If you want to add a new fund to your 401(k) but don’t want to exchange shares in an existing fund, Vanguard can do this over the phone if you call 1-800-205-6189. The reasons for doing so might be to trigger the minimum investment waiver for future contributions to the account, or simply to diversify your existing funds.
Conclusion
Solo 401(k) plans are a way to defer taxes on a substantial amount of self-employment income and, in Roth accounts, potentially avoid taxes entirely by making Roth contributions in years when you are able to pay little or no federal income tax.
Vanguard’s Solo 401(k) kit makes it just about as easy as possible to get started, given the legal requirements involved. And even if you make a mistake when designating your beneficiaries or selecting funds, their phone personnel have been extremely capable every time I’ve had to speak with them (including researching this post).
And of course, best of all a Vanguard Solo 401(k) gives you access to Vanguard’s suite of low-cost mutual funds!
Noah @ Money Metagame says
Cool summary, will definitely reference this if I ever get up to a reasonable amout of SE income.

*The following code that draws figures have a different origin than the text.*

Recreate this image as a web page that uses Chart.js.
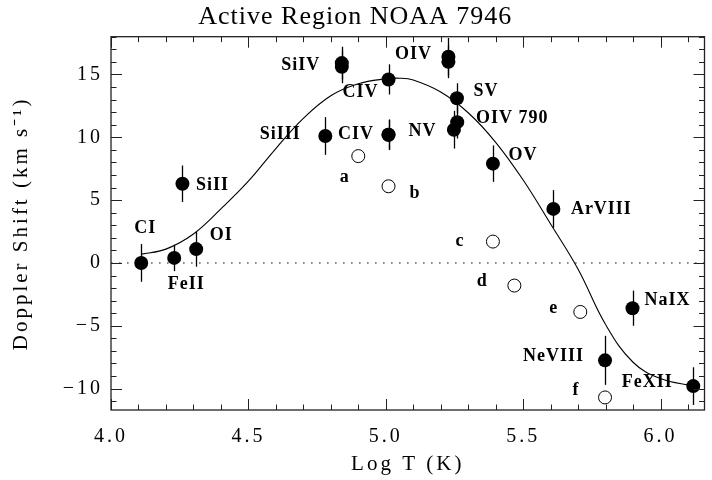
<!DOCTYPE html>
<html><head><meta charset="utf-8">
<script src="https://cdn.jsdelivr.net/npm/chart.js@4/dist/chart.umd.min.js"></script>
<style>html,body{margin:0;padding:0;background:#fff}canvas{display:block}</style>
</head><body>
<canvas id="c" width="712" height="480"></canvas>
<script>
// ---------- data ----------
const chartTitle = 'Active Region NOAA 7946';
const xTitle = 'Log T (K)';
const yTitle = 'Doppler Shift (km s⁻¹)';
const xTicks = [4.0, 4.5, 5.0, 5.5, 6.0];
const yTicks = [-10, -5, 0, 5, 10, 15];

// measured lines (filled circles, with error bars)
const lineNames = ['CI','FeII','OI','SiII','SiIII','SiIV','SiIV','CIV','CIV','NV','OIV','OIV','SV','OIV 790','OIV 790','OV','ArVIII','NeVIII','NaIX','FeXII'];
const lineLogT  = [4.11, 4.23, 4.31, 4.26, 4.78, 4.84, 4.84, 5.01, 5.01, 5.01, 5.228, 5.228, 5.259, 5.26, 5.248, 5.39, 5.61, 5.798, 5.898, 6.119];
const lineShift = [0.0, 0.4, 1.1, 6.3, 10.1, 15.9, 15.6, 14.6, 10.2, 10.2, 16.4, 16.0, 13.1, 11.2, 10.6, 7.9, 4.3, -7.75, -3.6, -9.8];
const lineErr   = [1.5, 1.05, 1.4, 1.45, 1.5, 1.3, 1.3, 1.2, 1.2, 1.2, 1.5, 1.3, 1.2, 1.3, 1.5, 1.45, 1.5, 1.95, 1.4, 1.5];

// open circles
const openNames = ['a','b','c','d','e','f'];
const openLogT  = [4.90, 5.01, 5.39, 5.468, 5.708, 5.798];
const openShift = [8.5, 6.1, 1.7, -1.8, -3.9, -10.7];

// fitted curve
const fitLogT  = [4.11, 4.2, 4.3, 4.4, 4.5, 4.6, 4.7, 4.8, 4.9, 5.0, 5.05, 5.1, 5.2, 5.3, 5.4, 5.5, 5.6, 5.7, 5.8, 5.9, 6.0, 6.12];
const fitShift = [0.7, 1.1, 2.3, 4.3, 6.5, 9.1, 11.5, 13.3, 14.25, 14.65, 14.7, 14.55, 13.6, 11.95, 9.6, 6.6, 3.1, -0.5, -4.9, -7.9, -9.2, -9.8];

// ---------- label placement (pixel offsets from the point) ----------
const lineLabelPlace = [
  {i:0, dx:4, dy:-35}, {i:1, dx:12, dy:26}, {i:2, dx:25, dy:-14}, {i:3, dx:30, dy:2},
  {i:4, dx:-45, dy:-2}, {i:5, dx:-41, dy:2}, {i:7, dx:-28, dy:13}, {i:8, dx:-32.5, dy:0},
  {i:9, dx:34, dy:-3}, {i:10, dx:-35, dy:-2}, {i:12, dx:29, dy:-6.5}, {i:13, dx:55, dy:-4},
  {i:15, dx:30, dy:-8}, {i:16, dx:48, dy:0}, {i:17, dx:-51.5, dy:-4}, {i:18, dx:35, dy:-8},
  {i:19, dx:-46, dy:-4}
];
const openLabelPlace = [
  {i:0, dx:-13.5, dy:21}, {i:1, dx:26.5, dy:7}, {i:2, dx:-33, dy:0},
  {i:3, dx:-32, dy:-4}, {i:4, dx:-26.5, dy:-4}, {i:5, dx:-29, dy:-7}
];

const SERIF = '"Liberation Serif", "Times New Roman", serif';
Chart.defaults.font.family = SERIF;
Chart.defaults.color = '#000';

const X_MIN = 4.0, X_MAX = 6.16, Y_MIN = -11.7, Y_MAX = 18;

const decor = {
  id: 'decor',
  beforeDraw(chart) {
    chart.ctx.letterSpacing = '3px';
    const tb = chart.titleBlock;
    if (tb && !tb._wrapped) {
      const orig = tb.draw;
      tb.draw = function(...a) { const c = this.ctx; c.save(); c.letterSpacing = '1px'; orig.apply(this, a); c.restore(); };
      tb._wrapped = true;
    }
  },
  beforeDatasetsDraw(chart) {
    const {ctx, scales: {x, y}} = chart;
    ctx.save();
    ctx.strokeStyle = '#000';
    ctx.lineWidth = 1.3;
    lineLogT.forEach((t, i) => {
      const px = Math.round(x.getPixelForValue(t)) + 0.5;
      ctx.beginPath();
      ctx.moveTo(px, y.getPixelForValue(lineShift[i] - lineErr[i]));
      ctx.lineTo(px, y.getPixelForValue(lineShift[i] + lineErr[i]));
      ctx.stroke();
    });
    ctx.restore();
  },
  afterDatasetsDraw(chart) {
    const ctx = chart.ctx;
    ctx.save();
    ctx.letterSpacing = '1px';
    ctx.font = 'bold 18px ' + SERIF;
    ctx.fillStyle = '#000';
    ctx.textAlign = 'center';
    ctx.textBaseline = 'middle';
    const m0 = chart.getDatasetMeta(0).data, m1 = chart.getDatasetMeta(1).data;
    lineLabelPlace.forEach(p => { const el = m0[p.i]; ctx.fillText(lineNames[p.i], el.x + p.dx, el.y + p.dy); });
    openLabelPlace.forEach(p => { const el = m1[p.i]; ctx.fillText(openNames[p.i], el.x + p.dx, el.y + p.dy); });
    ctx.restore();
  },
  afterDraw(chart) {
    const {ctx, chartArea: a, scales: {x, y}} = chart;
    ctx.save();
    ctx.strokeStyle = '#222';
    ctx.lineWidth = 1.3;
    ctx.strokeRect(a.left, a.top, a.right - a.left, a.bottom - a.top);
    ctx.lineWidth = 1;
    ctx.beginPath();
    const MAJ = 11, MIN = 5.5;
    for (let k = 0; k <= 21; k++) {
      const v = 4.0 + k * 0.1;
      const px = Math.round(x.getPixelForValue(v)) + 0.5;
      const len = (k % 5 === 0) ? MAJ : MIN;
      ctx.moveTo(px, a.bottom); ctx.lineTo(px, a.bottom - len);
      ctx.moveTo(px, a.top); ctx.lineTo(px, a.top + len);
    }
    for (let v = -11; v <= 18; v++) {
      const py = Math.round(y.getPixelForValue(v)) + 0.5;
      const len = (v % 5 === 0) ? MAJ : MIN;
      ctx.moveTo(a.left, py); ctx.lineTo(a.left + len, py);
      ctx.moveTo(a.right, py); ctx.lineTo(a.right - len, py);
    }
    ctx.stroke();
    ctx.restore();
  }
};

new Chart(document.getElementById('c'), {
  type: 'scatter',
  data: {
    datasets: [
      { label: 'lines', order: 0,
        data: lineLogT.map((t, i) => ({x: t, y: lineShift[i]})),
        pointRadius: 7, pointBackgroundColor: '#000', pointBorderColor: '#000', pointBorderWidth: 0, showLine: false },
      { label: 'open', order: 1,
        data: openLogT.map((t, i) => ({x: t, y: openShift[i]})),
        pointRadius: 6.5, pointBackgroundColor: '#fff', pointBorderColor: '#000', pointBorderWidth: 1, showLine: false },
      { label: 'fit', type: 'line', order: 2,
        data: fitLogT.map((t, i) => ({x: t, y: fitShift[i]})),
        borderColor: '#000', borderWidth: 1.1, pointRadius: 0, fill: false, tension: 0.4 },
      { label: 'zero', type: 'line', order: 3,
        data: [{x: X_MIN, y: 0}, {x: X_MAX, y: 0}],
        borderColor: '#666', borderWidth: 1.6, borderDash: [1.6, 6.4], pointRadius: 0, fill: false }
    ]
  },
  options: {
    responsive: false, animation: false, events: [],
    layout: { padding: { left: 0, right: 1.5, top: 0, bottom: 0 } },
    plugins: {
      legend: { display: false }, tooltip: { enabled: false },
      title: { display: true, text: chartTitle, color: '#000', font: { size: 26, weight: 'normal', family: SERIF }, padding: { top: 2, bottom: 3.5 } }
    },
    scales: {
      x: {
        type: 'linear', min: X_MIN, max: X_MAX,
        border: { display: false }, grid: { display: false, drawTicks: false },
        afterBuildTicks: s => { s.ticks = xTicks.map(v => ({value: v})); },
        ticks: { padding: 15, color: '#000', font: { size: 20 }, maxRotation: 0, autoSkip: false, callback: v => Number(v).toFixed(1) },
        title: { display: true, text: xTitle, color: '#000', font: { size: 21 }, padding: { top: 0, bottom: 3 } },
        afterFit: s => { s.height = 70; }
      },
      y: {
        type: 'linear', min: Y_MIN, max: Y_MAX,
        border: { display: false }, grid: { display: false, drawTicks: false },
        afterBuildTicks: s => { s.ticks = yTicks.map(v => ({value: v})); },
        ticks: { padding: 8, color: '#000', font: { size: 20 }, autoSkip: false, callback: v => (v < 0 ? '\u2212' + Math.abs(v) : String(v)) },
        title: { display: true, text: yTitle, color: '#000', font: { size: 21 }, padding: { top: 9, bottom: 0 } },
        afterFit: s => { s.width = 111; }
      }
    }
  },
  plugins: [decor]
});
</script>
</body></html>
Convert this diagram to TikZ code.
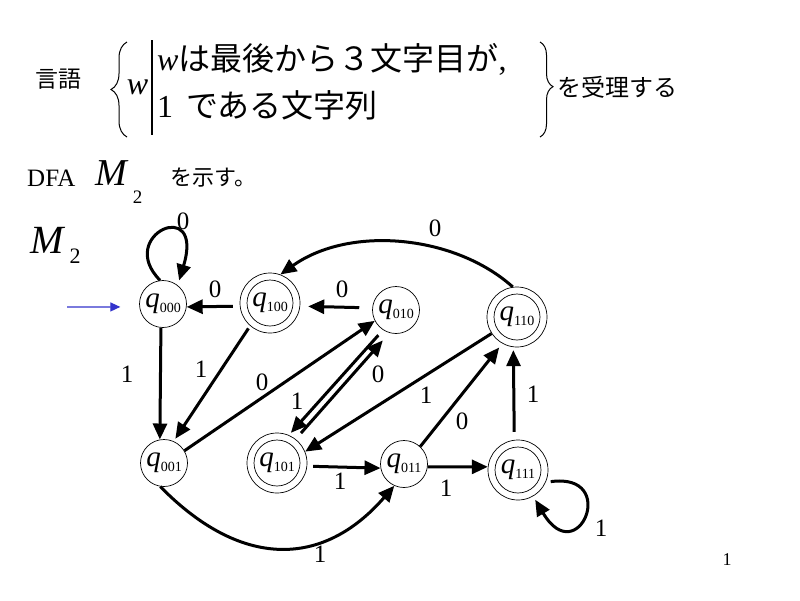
\documentclass[tikz,border=0pt]{standalone}
\usepackage{fontspec}
\setmainfont{Liberation Serif}
\newfontfamily\jp{Noto Sans CJK JP}
\usetikzlibrary{arrows.meta,decorations.pathreplacing}
\newcommand\qlab[1]{{\fontsize{29}{29}\selectfont\itshape q}\raisebox{-5pt}{\fontsize{14}{14}\selectfont #1}}
\begin{document}
\begin{tikzpicture}[x=1pt,y=-1pt,
  st/.style={circle,draw,line width=0.7pt,inner sep=0pt,minimum size=47pt},
  acc/.style={circle,draw,line width=0.7pt,inner sep=0pt,minimum size=60pt},
  inner/.style={line width=0.7pt},
  edge/.style={line width=3pt,-{Triangle[length=16pt,width=14pt]}},
  lbl/.style={font=\fontsize{25}{25}\selectfont,inner sep=0pt},
  bracestyle/.style={line width=1pt,decorate},
]
\fill[white] (0,0) rectangle (800,600);
\useasboundingbox (0,0) rectangle (800,600);

% header text
\node[anchor=west,inner sep=0pt,font=\jp\fontsize{23}{23}\selectfont] (gengo) at (35,79) {言語};
\draw[bracestyle,decoration={brace,amplitude=16pt,aspect=0.5}] (127,137) -- (127,42);
\node[inner sep=0pt,font=\fontsize{32}{32}\selectfont\itshape] (wv) at (137.5,87.5) {w};
\draw[line width=1.2pt] (152,40) -- (152,135);
\node[anchor=west,inner sep=0pt,font=\fontsize{32}{32}\selectfont] (line1) at (157,59.5) {\textit{w}{\jp は最後から３文字目が},};
\node[anchor=west,inner sep=0pt,font=\fontsize{32}{32}\selectfont] (line2) at (157,105) {1\hspace{13pt}{\jp である文字列}};
\draw[bracestyle,decoration={brace,amplitude=13pt,aspect=0.47}] (540,42) -- (540,137);
\node[anchor=west,inner sep=0pt,font=\jp\fontsize{24}{24}\selectfont] (juri) at (557,87.5) {を受理する};

\node[anchor=west,inner sep=0pt,font=\fontsize{25}{25}\selectfont] (dfa) at (27,178.5) {DFA};
\node[anchor=base west,inner sep=0pt] (m2a) at (95,185) {{\fontsize{38}{38}\selectfont\itshape M}\hspace{6pt}\raisebox{-18pt}{\fontsize{19}{19}\selectfont 2}};
\node[anchor=west,inner sep=0pt,font=\jp\fontsize{22}{22}\selectfont] (shimesu) at (170,177.5) {を示す。};
\node[anchor=base west,inner sep=0pt] (m2b) at (30,253) {{\fontsize{40}{40}\selectfont\itshape M}\hspace{6pt}\raisebox{-10pt}{\fontsize{22}{22}\selectfont 2}};

% states
\node[st]  (q000) at (163,304) {\qlab{000}};
\node[acc] (q100) at (270,303) {\qlab{100}};
\node[st]  (q010) at (396,310) {\qlab{010}};
\node[acc] (q110) at (517,317) {\qlab{110}};
\node[st]  (q001) at (164,463) {\qlab{001}};
\node[acc] (q101) at (277,463) {\qlab{101}};
\node[st]  (q011) at (404,464) {\qlab{011}};
\node[acc] (q111) at (518,470) {\qlab{111}};
\draw[inner] (q100.center) circle[radius=23pt];
\draw[inner] (q110.center) circle[radius=23pt];
\draw[inner] (q101.center) circle[radius=23pt];
\draw[inner] (q111.center) circle[radius=23pt];

% start arrow
\coordinate (start) at (67,307);
\draw[line width=1.3pt,color={rgb,255:red,51;green,51;blue,204},-{Triangle[length=10pt,width=9pt]},shorten >=19pt] (start) -- (q000.187);

% transitions
\draw[edge,shorten >=5pt] (q000.97) .. controls (115,235) and (205,195) .. (q000.52);
\draw[edge,shorten <=7pt] (q100.186) -- (q000.-7);
\draw[edge,shorten <=13pt,shorten >=8pt] (q010.175) -- (q100.-6);
\draw[edge] (q110.98) .. controls (455,235) and (350,225) .. (q100.70);
\draw[edge] (q000.-95) -- (q001.100);
\draw[edge,shorten <=3pt,shorten >=3pt] (q100.229) -- (q001.66);
\draw[edge] (q001.31) -- (q010.207);
\draw[edge,shorten <=7pt,shorten >=3pt] (q010.237) -- (q101.67);
\draw[edge,shorten <=8pt,shorten >=10pt] (q101.52) -- (q010.254);
\draw[edge] (q110.213) -- (q101.22);
\draw[edge,shorten >=5pt] (q011.47) -- (q110.241);
\draw[edge,shorten <=8pt,shorten >=3pt] (q111.97) -- (q110.263);
\draw[edge,shorten <=6pt] (q101.-6) -- (q011.190);
\draw[edge] (q011.-7) -- (q111.174);
\draw[edge] (q001.261) .. controls (240,568) and (322,569) .. (q011.246);
\draw[edge,shorten <=5pt,shorten >=4pt] (q111.-24) .. controls (620,472) and (578,572) .. (q111.-60);

% labels
\node[lbl] (l1)  at (183,221) {0};
\node[lbl] (l2)  at (215,289) {0};
\node[lbl] (l3)  at (342,289) {0};
\node[lbl] (l4)  at (435,228) {0};
\node[lbl] (l5)  at (127,374) {1};
\node[lbl] (l6)  at (201,369) {1};
\node[lbl] (l7)  at (262,382) {0};
\node[lbl] (l8)  at (297,401) {1};
\node[lbl] (l9)  at (378,374) {0};
\node[lbl] (l10) at (426,395) {1};
\node[lbl] (l11) at (462,421) {0};
\node[lbl] (l12) at (533,394) {1};
\node[lbl] (l13) at (340,481) {1};
\node[lbl] (l14) at (446,488) {1};
\node[lbl] (l15) at (320,554) {1};
\node[lbl] (l16) at (601,528) {1};

\node[inner sep=0pt,font=\fontsize{18}{18}\selectfont] (page) at (727,560) {1};
\end{tikzpicture}
\end{document}
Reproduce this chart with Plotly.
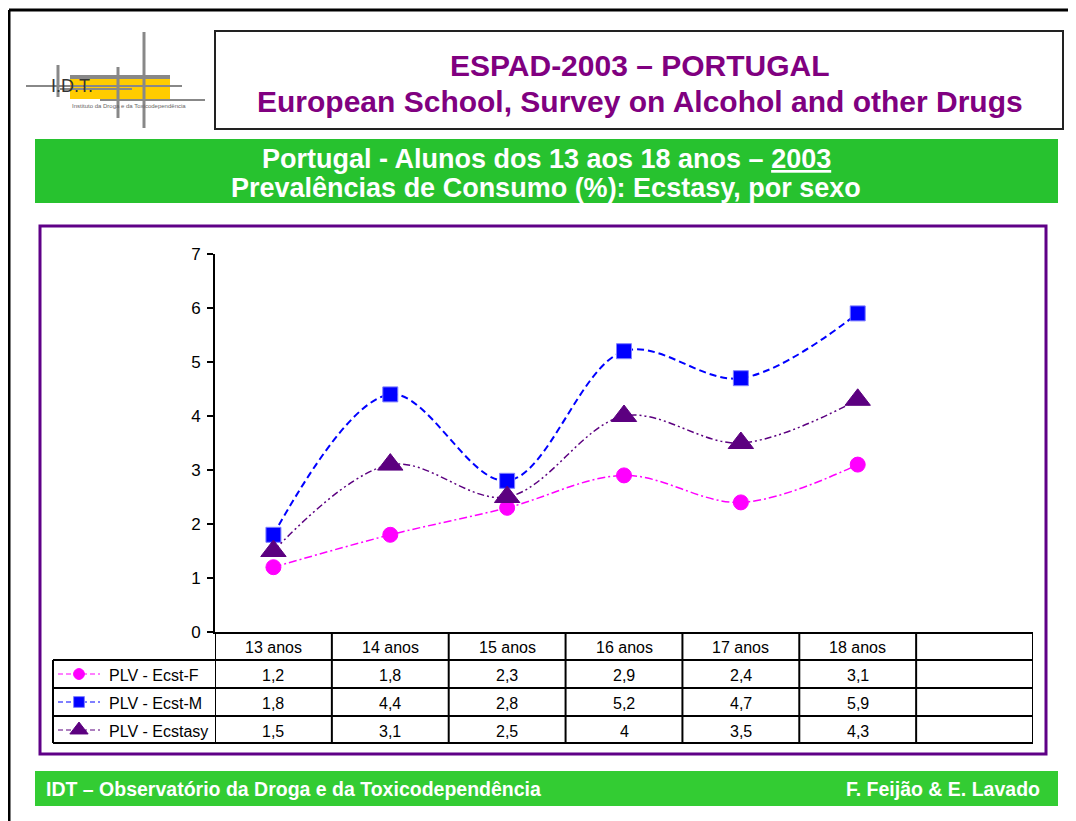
import plotly.graph_objects as go

# ---------------- data ----------------
categories = ["13 anos", "14 anos", "15 anos", "16 anos", "17 anos", "18 anos"]
series_names = ["PLV - Ecst-F", "PLV - Ecst-M", "PLV - Ecstasy"]
ecst_f = [1.2, 1.8, 2.3, 2.9, 2.4, 3.1]
ecst_m = [1.8, 4.4, 2.8, 5.2, 4.7, 5.9]
ecstasy = [1.5, 3.1, 2.5, 4.0, 3.5, 4.3]
y_ticks = [0, 1, 2, 3, 4, 5, 6, 7]

W, H = 1076, 821
OFF = 8  # page body margin compensation
FONT = "Arial, Liberation Sans, sans-serif"
PURPLE_T = "#800080"
GREEN = "#27C22F"
GREEN2 = "#33CC33"
FRAME = "#5F0087"


def X(px):
    return (px - OFF) / W


def Y(py):
    return 1 - (py - OFF) / H


def fmt(v):
    return ("%g" % v).replace(".", ",")


def txt(x, y, text, size, color, xanchor="center", xref="paper"):
    return dict(xref=xref, yref="paper", x=x, y=y, text=text, showarrow=False,
                xanchor=xanchor, yanchor="middle",
                font=dict(family=FONT, size=size, color=color))


styles = [
    dict(color="#FF00FF", dash="8px,3px,2px,3px", width=1.5, symbol="circle", msize=15, mline="#FF00FF"),
    dict(color="#0000FF", dash="7px,4px", width=2, symbol="square", msize=15, mline="#8080FF"),
    dict(color="#5C0080", dash="7px,3px,2px,3px,2px,3px", width=1.5, symbol="triangle-up", msize=22, mline="#5C0080"),
]
series = [ecst_f, ecst_m, ecstasy]

fig = go.Figure()
xs = list(range(len(categories)))
for name, vals, st in zip(series_names, series, styles):
    fig.add_trace(go.Scatter(
        x=xs, y=vals, mode="lines+markers", name=name,
        line=dict(color=st["color"], dash=st["dash"], width=st["width"], shape="spline", smoothing=1.0),
        marker=dict(symbol=st["symbol"], size=st["msize"], color=st["color"],
                    line=dict(color=st["mline"], width=1)),
        showlegend=False, hoverinfo="skip", xaxis="x", yaxis="y",
    ))

# legend keys inside the table (full-page pixel axes)
row_y = [674, 702, 730]
for st, ry in zip(styles, row_y):
    fig.add_trace(go.Scatter(
        x=[58 - OFF, 79 - OFF, 100 - OFF], y=[ry - OFF] * 3, mode="lines", xaxis="x2", yaxis="y2",
        line=dict(color=st["color"], dash="5px,3px", width=1.2), showlegend=False, hoverinfo="skip"))
    fig.add_trace(go.Scatter(
        x=[79 - OFF], y=[ry - OFF], mode="markers", xaxis="x2", yaxis="y2",
        marker=dict(symbol=st["symbol"], size=st["msize"] * 0.72, color=st["color"],
                    line=dict(color=st["mline"], width=1)),
        showlegend=False, hoverinfo="skip"))

shapes = []
annotations = []

# outer black border
shapes.append(dict(type="line", xref="paper", yref="paper", x0=X(9), x1=X(9), y0=Y(10), y1=Y(840),
                   line=dict(color="black", width=3)))
shapes.append(dict(type="line", xref="paper", yref="paper", x0=X(9), x1=X(1090), y0=Y(10), y1=Y(10),
                   line=dict(color="black", width=3)))

# title box
shapes.append(dict(type="rect", xref="paper", yref="paper", x0=X(215), x1=X(1063), y0=Y(31), y1=Y(129),
                   line=dict(color="#222222", width=2), fillcolor="rgba(0,0,0,0)"))
annotations.append(txt(X(640), Y(66), "<b>ESPAD-2003 – PORTUGAL</b>", 30, PURPLE_T))
annotations.append(txt(X(640), Y(102), "<b>European School, Survey on Alcohol and other Drugs</b>", 30, PURPLE_T))

# green band
shapes.append(dict(type="rect", xref="paper", yref="paper", x0=X(35), x1=X(1058), y0=Y(139), y1=Y(203),
                   line=dict(width=0), fillcolor=GREEN, layer="below"))
annotations.append(txt(X(546), Y(159), "<b>Portugal - Alunos dos 13 aos 18 anos – <u>2003</u></b>", 27, "white"))
annotations.append(txt(X(546), Y(188), "<b>Prevalências de Consumo (%): Ecstasy, por sexo</b>", 27, "white"))

# purple chart frame
shapes.append(dict(type="rect", xref="paper", yref="paper", x0=X(40), x1=X(1046), y0=Y(226), y1=Y(754),
                   line=dict(color=FRAME, width=3), layer="below"))

# footer
shapes.append(dict(type="rect", xref="paper", yref="paper", x0=X(35), x1=X(1058), y0=Y(771), y1=Y(806),
                   line=dict(width=0), fillcolor=GREEN2, layer="below"))
annotations.append(txt(X(44), Y(789), "<b>IDT – Observatório da Droga e da Toxicodependência</b>", 19.5, "white",
                       xanchor="left"))
annotations.append(txt(X(1042), Y(789), "<b>F. Feijão &amp; E. Lavado</b>", 19.5, "white", xanchor="right"))

# logo
shapes.append(dict(type="rect", xref="paper", yref="paper", x0=X(70), x1=X(170), y0=Y(76), y1=Y(99),
                   line=dict(width=0), fillcolor="#FFCC00"))
GR = "#888888"
for (x0, y0, x1, y1, w) in [(70, 77, 170, 77, 4), (26, 86, 182, 86, 2), (60, 89, 132, 89, 2),
                            (100, 100, 205, 100, 2), (58, 65, 58, 97, 3), (118, 67, 118, 118, 3),
                            (144, 32, 144, 128, 3)]:
    shapes.append(dict(type="line", xref="paper", yref="paper", x0=X(x0), x1=X(x1), y0=Y(y0), y1=Y(y1),
                       line=dict(color=GR, width=w)))
annotations.append(txt(X(49), Y(86), "I.D.T.", 18, "#333333", xanchor="left"))
annotations.append(txt(X(70), Y(106), "Instituto da Droga e da Toxicodependência", 6, "#666666", xanchor="left"))

# data table
T_TOP, T_ROWS = 632, [660, 688, 716, 743]
LEFT_T, RIGHT_T = 53, 1033
ncol = len(categories) + 1
for i in range(ncol + 1):
    shapes.append(dict(type="line", xref="x", yref="paper", x0=i - 0.5, x1=i - 0.5, y0=Y(T_TOP), y1=Y(T_ROWS[-1]),
                       line=dict(color="black", width=2)))
shapes.append(dict(type="line", xref="paper", yref="paper", x0=X(LEFT_T), x1=X(LEFT_T), y0=Y(T_ROWS[0]),
                   y1=Y(T_ROWS[-1]), line=dict(color="black", width=2)))
for ry in T_ROWS:
    shapes.append(dict(type="line", xref="paper", yref="paper", x0=X(LEFT_T), x1=X(RIGHT_T), y0=Y(ry), y1=Y(ry),
                       line=dict(color="black", width=2)))
for i, c in enumerate(categories):
    annotations.append(txt(i, Y(647), c, 16, "black", xref="x"))
for name, vals, ry in zip(series_names, series, row_y):
    annotations.append(txt(X(107), Y(ry + 1), name, 16, "black", xanchor="left"))
    for i, v in enumerate(vals):
        annotations.append(txt(i, Y(ry + 1), fmt(v), 16, "black", xref="x"))

fig.update_layout(
    width=W, height=H,
    margin=dict(l=0, r=0, t=0, b=0, autoexpand=False),
    paper_bgcolor="white", plot_bgcolor="rgba(0,0,0,0)",
    showlegend=False,
    xaxis=dict(domain=[X(215), X(1033)], range=[-0.5, ncol - 0.5], showticklabels=False, ticks="",
               showgrid=False, zeroline=False, showline=True, linecolor="black", linewidth=2,
               automargin=False, anchor="y"),
    yaxis=dict(domain=[Y(632), Y(254)], range=[0, 7], tickvals=y_ticks, ticks="outside", ticklen=6,
               tickwidth=2, tickcolor="black", showgrid=False, zeroline=False, showline=True,
               linecolor="black", linewidth=2, tickfont=dict(family=FONT, size=17, color="black"),
               ticklabelstandoff=3, automargin=False, anchor="x"),
    xaxis2=dict(domain=[0, 1], range=[0, W], visible=False, anchor="y2", automargin=False),
    yaxis2=dict(domain=[0, 1], range=[H, 0], visible=False, anchor="x2", automargin=False),
    shapes=shapes,
    annotations=annotations,
    font=dict(family=FONT),
)

fig.write_html("out.html")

One quick question:
Is the $20 fee per fund a yearly thing? monthly? one-time? something else?
indyfinance says
Noah,
Yes, $20 per fund yearly, I’ll update the post to clarify!
—Indy
Tyler says
Why choose to do a 401k instead of an IRA?
indyfinance says
Tyler,
401k and IRA are two great tastes that taste great together. If your earnings are less than $5,500 then you can stick with an IRA, but the advantage of 401k plans is the much higher annual contribution limit.
—Indy
Matt says
I may be mistaken, but I think that last calculation of $162 to $144 isn’t correct. I think you can max it out with a salary of $144, (which does require ER side SE tax to be added) which is lower.
Mom says
What if I want to put 100 shares of Apple in my acct? Will vanguard buy it for me? Same fee? If I already have the stock can I move it into acct? I am used to.401k that charged buy and sell fee and maintanence fee. $25 /acct but that was awhile ago. Could have anything in acct and as long as no buy or sell, that was annual fee.
indyfinance says
Mom,
No, Vanguard 401k accounts can only hold Vanguard mutual funds. If you want to hold individual stocks or non-Vanguard mutual funds or ETF’s you have to find another provider.
—Indy
Smitty says
This may have changed in the 2 years since I last compared Vanguard’s solo 401k options, but I actually found Fidelity to offer a better product. Fidelity’s has no fees (other than standard brokerage commissions) and you have full access to Fidelity’s suite of index funds. Another issue for me was that I wanted to roll a SEP IRA into my newly established solo 401k, and at the time (2 years ago), Vanguard’s plan did not accept rollovers into solo 401k’s, whereas Fidelity’s plan did. The reason this was important was because I wanted to take advantage of contributing to a non-deductible IRA each year and converting it to a Roth IRA, and I needed to minimize the assets I had in pre-tax IRA’s (which would become partially taxable when I converted the IRA to a Roth).
indyfinance says
Smitty,
You’re correct, Vanguard doesn’t allow IRA’s to be rolled into their prepackaged solo 401k’s.
—Indy
Smitty says
I think this, along with the fact that Fidelity doesn’t charged fees per mutual fund, tips the balance in Fidelity’s favor. I’m a huge fan of Vanguard’s but this was one of the few times I felt they didn’t live up to the competition.
indyfinance says
Smitty,
Vanguard’s offering is definitely “plain vanilla,” it doesn’t offer 401k loans either. On the other hand, I think the missing features are used by very few people (i.e. people affected by IRA contribution caps), although they get a disproportionate amount of attention in the FIRE and finance gaming spaces.
—Indy
JoeHx says
I’m thinking of opening one of Vanguard’s solo 401k’s but was worried I wouldn’t have the three grand minimum for a fund. It’s good to know that requirement is waived somewhat.
Also, does Vanguard help keep you from accidentally overcontributing like they do with their IRAs?